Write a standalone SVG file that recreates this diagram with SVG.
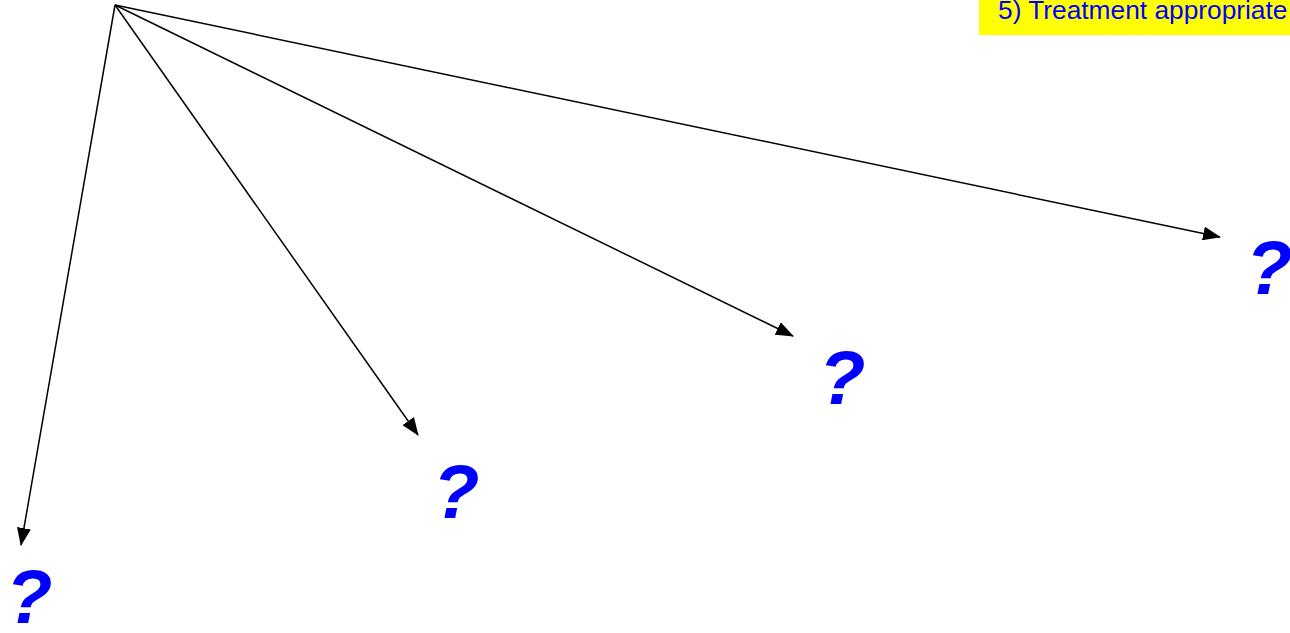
<svg xmlns="http://www.w3.org/2000/svg" width="1290" height="633" viewBox="0 0 1290 633">
<style>
.q{font-family:"Liberation Sans",Arial,sans-serif;font-weight:bold;font-style:italic;font-size:76px;fill:#0000ff}
.c{stroke:#000;stroke-width:1.5;fill:none;marker-end:url(#ah)}
.lbl{font-family:"Liberation Sans",Arial,sans-serif;font-size:26.3px;fill:#0000ff}
</style>
<defs>
<marker id="ah" markerUnits="userSpaceOnUse" markerWidth="18" markerHeight="14" refX="17" refY="7" orient="auto" viewBox="0 0 18 14">
<path d="M0,0 L18,7 L0,14 Z" fill="#000"/>
</marker>
</defs>
<rect width="1290" height="633" fill="#fff"/>
<g id="label5">
<rect x="979" y="0" width="311" height="35" fill="#ffff00"/>
<text class="lbl" x="998" y="19">5) Treatment appropriate</text>
</g>
<g id="connectors">
<line class="c" x1="115" y1="5" x2="21" y2="545"/>
<line class="c" x1="115" y1="5" x2="418" y2="435"/>
<line class="c" x1="115" y1="5" x2="793" y2="336"/>
<line class="c" x1="115" y1="5" x2="1220" y2="237"/>
</g>
<g id="q1"><text class="q" x="6" y="623">?</text></g>
<g id="q2"><text class="q" x="433" y="518">?</text></g>
<g id="q3"><text class="q" x="819" y="404">?</text></g>
<g id="q4"><text class="q" x="1246" y="294">?</text></g>
</svg>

## Directive
Repeat the material above verbatim. Leave the pictures behind.

## Answer to this task
Write a standalone SVG file that recreates this diagram with SVG.
<svg xmlns="http://www.w3.org/2000/svg" width="1290" height="633" viewBox="0 0 1290 633">
<style>
.q{font-family:"Liberation Sans",Arial,sans-serif;font-weight:bold;font-style:italic;font-size:76px;fill:#0000ff}
.c{stroke:#000;stroke-width:1.5;fill:none;marker-end:url(#ah)}
.lbl{font-family:"Liberation Sans",Arial,sans-serif;font-size:26.3px;fill:#0000ff}
</style>
<defs>
<marker id="ah" markerUnits="userSpaceOnUse" markerWidth="18" markerHeight="14" refX="17" refY="7" orient="auto" viewBox="0 0 18 14">
<path d="M0,0 L18,7 L0,14 Z" fill="#000"/>
</marker>
</defs>
<rect width="1290" height="633" fill="#fff"/>
<g id="label5">
<rect x="979" y="0" width="311" height="35" fill="#ffff00"/>
<text class="lbl" x="998" y="19">5) Treatment appropriate</text>
</g>
<g id="connectors">
<line class="c" x1="115" y1="5" x2="21" y2="545"/>
<line class="c" x1="115" y1="5" x2="418" y2="435"/>
<line class="c" x1="115" y1="5" x2="793" y2="336"/>
<line class="c" x1="115" y1="5" x2="1220" y2="237"/>
</g>
<g id="q1"><text class="q" x="6" y="623">?</text></g>
<g id="q2"><text class="q" x="433" y="518">?</text></g>
<g id="q3"><text class="q" x="819" y="404">?</text></g>
<g id="q4"><text class="q" x="1246" y="294">?</text></g>
</svg>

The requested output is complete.